As Secretary of State for Housing, Communities and Local Government, I have the power to “call in” planning applications, rather than them being left to local planning authorities to determine.
Parliament has entrusted local planning authorities with the responsibility for day-to-day planning decisions in their areas and they should, in general, be free to carry out their duties responsibly, with the minimum of interference and delay. For this reason, successive governments have been very selective about calling in planning applications. While the call-in power under section 77 of the Town and Country Planning Act 1990 gives me a wide discretion, it is clear that, in practice, call-in is the exception rather than the rule. Over the past 10 years, called-in planning applications have averaged just 21 per year from the annual average of 480,000 applications received by local councils – that is around 1 in every 23,000.
On 12 December 2001, the then government announced that it would, from that date, give reasons for decisions not to call in planning applications. Following a review of the call-in process in 2010, a subsequent statement made on 26 October 2012 reconfirmed that the Secretary of State would continue to be very selective about calling in planning applications and would only consider the use of his call-in power if planning issues of more than local importance are involved. However, the statement of 12 December 2001 about giving reasons for not calling in planning applications was not formally withdrawn.

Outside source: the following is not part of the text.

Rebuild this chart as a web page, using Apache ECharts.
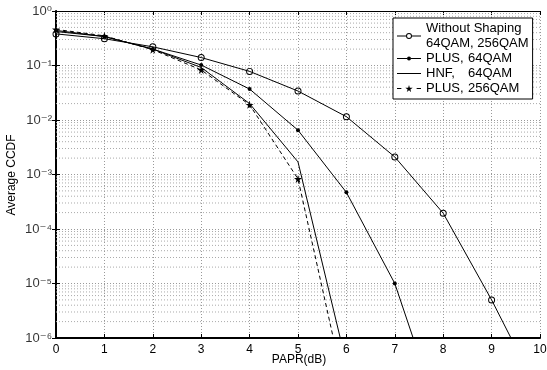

Having regard to the Court of Appeal judgment in the case of Save Britain’s Heritage v the Secretary of State for Housing, Communities and Local Government, I have concluded that I need to address directly whether this government should be bound by a commitment given by a previous government. This government fully supports the need to be transparent and open in its decision-making, and acknowledges the rationale behind the 2001 Statement, but a decision on whether to call in a planning application, or not to do so, is inherently about process and not the merits of the application. I am concerned that to give reasons in either eventuality risks blurring this distinction and, as there is no duty in this respect, I will call in those applications where I conclude that such a decision needs to be taken by me and I will not call in applications where I conclude that the decision is best left with the local planning authority.
Therefore, so that my position is clear, I am announcing today that the policy set out in the statement of 12 December 2001 is hereby withdrawn and that, from today, I will not give reasons for calling in or declining to call in planning applications. The call-in policy set out in the statement of 26 October 2012 remains in place.